### [Given records]
- - -
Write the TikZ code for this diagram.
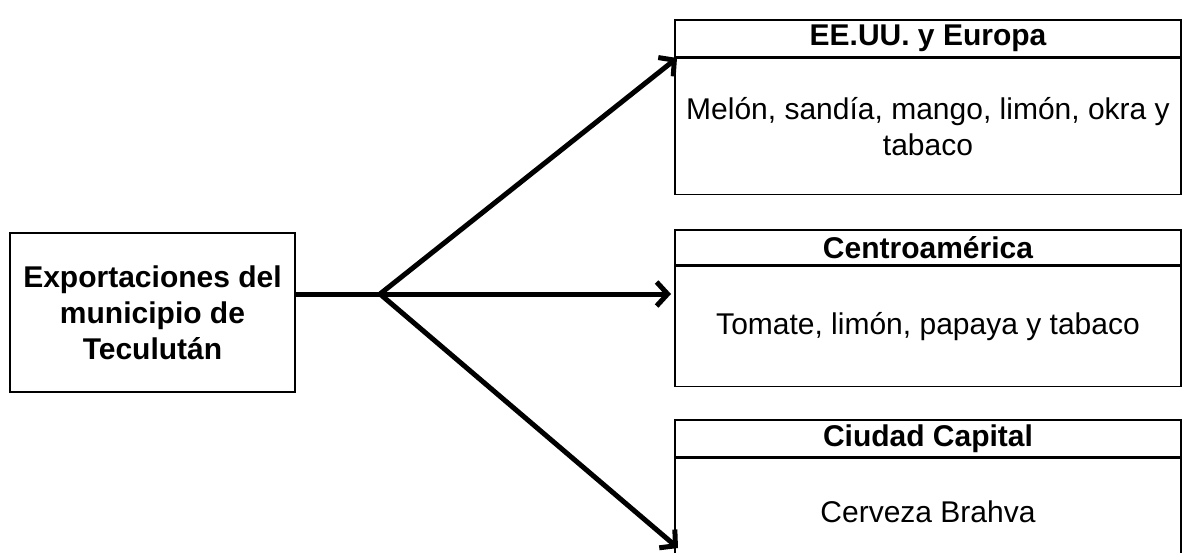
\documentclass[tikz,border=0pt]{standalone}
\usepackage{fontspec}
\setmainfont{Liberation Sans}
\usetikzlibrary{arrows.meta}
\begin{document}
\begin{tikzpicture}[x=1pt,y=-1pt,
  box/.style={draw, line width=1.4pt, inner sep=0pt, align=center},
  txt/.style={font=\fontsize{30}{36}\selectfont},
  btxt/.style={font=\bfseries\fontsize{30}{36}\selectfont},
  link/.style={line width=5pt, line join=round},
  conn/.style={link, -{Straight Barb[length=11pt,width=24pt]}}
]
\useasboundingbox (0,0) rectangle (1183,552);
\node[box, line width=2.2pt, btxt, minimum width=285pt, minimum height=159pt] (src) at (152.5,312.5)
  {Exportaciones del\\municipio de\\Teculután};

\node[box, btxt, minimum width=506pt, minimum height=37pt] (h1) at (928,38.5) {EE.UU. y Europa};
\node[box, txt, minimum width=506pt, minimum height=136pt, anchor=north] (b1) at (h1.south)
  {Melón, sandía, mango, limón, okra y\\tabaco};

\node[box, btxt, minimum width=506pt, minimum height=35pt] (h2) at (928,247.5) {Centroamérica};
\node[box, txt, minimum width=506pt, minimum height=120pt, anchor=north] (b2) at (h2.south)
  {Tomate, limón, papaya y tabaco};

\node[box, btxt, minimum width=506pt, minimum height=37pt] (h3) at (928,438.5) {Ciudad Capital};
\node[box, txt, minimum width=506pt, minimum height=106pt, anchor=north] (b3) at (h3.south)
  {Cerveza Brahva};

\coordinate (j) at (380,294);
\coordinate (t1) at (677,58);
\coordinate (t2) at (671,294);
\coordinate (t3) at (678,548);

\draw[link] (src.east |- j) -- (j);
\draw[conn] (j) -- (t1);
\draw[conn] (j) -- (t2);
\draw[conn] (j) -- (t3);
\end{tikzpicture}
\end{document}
- - -
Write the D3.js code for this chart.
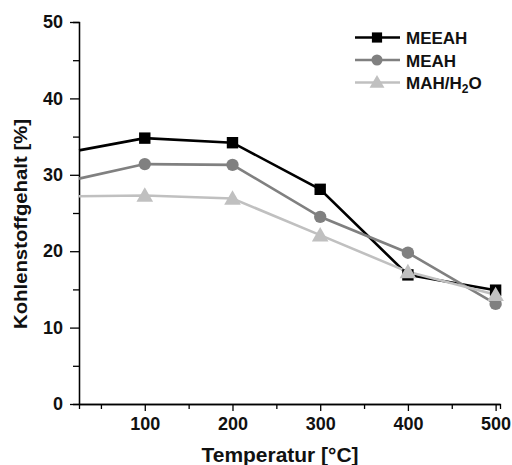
- - -
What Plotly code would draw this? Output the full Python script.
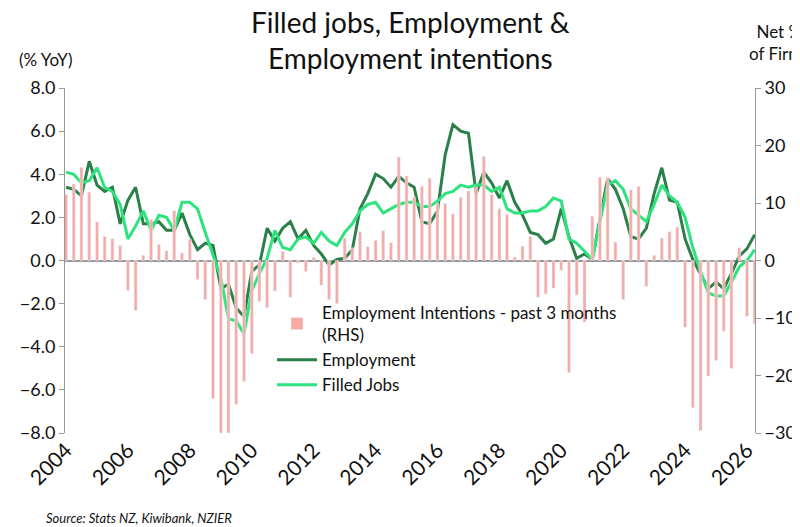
- - -
### [Do this]
Start with the line that includes "Write the TikZ code for this diagram." and finish with the line that includes "limón, papaya y": reproduce those lines exactly, nothing before or after, and omit any pictures.

### [Answer to this exercise]
Write the TikZ code for this diagram.
\documentclass[tikz,border=0pt]{standalone}
\usepackage{fontspec}
\setmainfont{Liberation Sans}
\usetikzlibrary{arrows.meta}
\begin{document}
\begin{tikzpicture}[x=1pt,y=-1pt,
  box/.style={draw, line width=1.4pt, inner sep=0pt, align=center},
  txt/.style={font=\fontsize{30}{36}\selectfont},
  btxt/.style={font=\bfseries\fontsize{30}{36}\selectfont},
  link/.style={line width=5pt, line join=round},
  conn/.style={link, -{Straight Barb[length=11pt,width=24pt]}}
]
\useasboundingbox (0,0) rectangle (1183,552);
\node[box, line width=2.2pt, btxt, minimum width=285pt, minimum height=159pt] (src) at (152.5,312.5)
  {Exportaciones del\\municipio de\\Teculután};

\node[box, btxt, minimum width=506pt, minimum height=37pt] (h1) at (928,38.5) {EE.UU. y Europa};
\node[box, txt, minimum width=506pt, minimum height=136pt, anchor=north] (b1) at (h1.south)
  {Melón, sandía, mango, limón, okra y\\tabaco};

\node[box, btxt, minimum width=506pt, minimum height=35pt] (h2) at (928,247.5) {Centroamérica};
\node[box, txt, minimum width=506pt, minimum height=120pt, anchor=north] (b2) at (h2.south)
  {Tomate, limón, papaya y tabaco};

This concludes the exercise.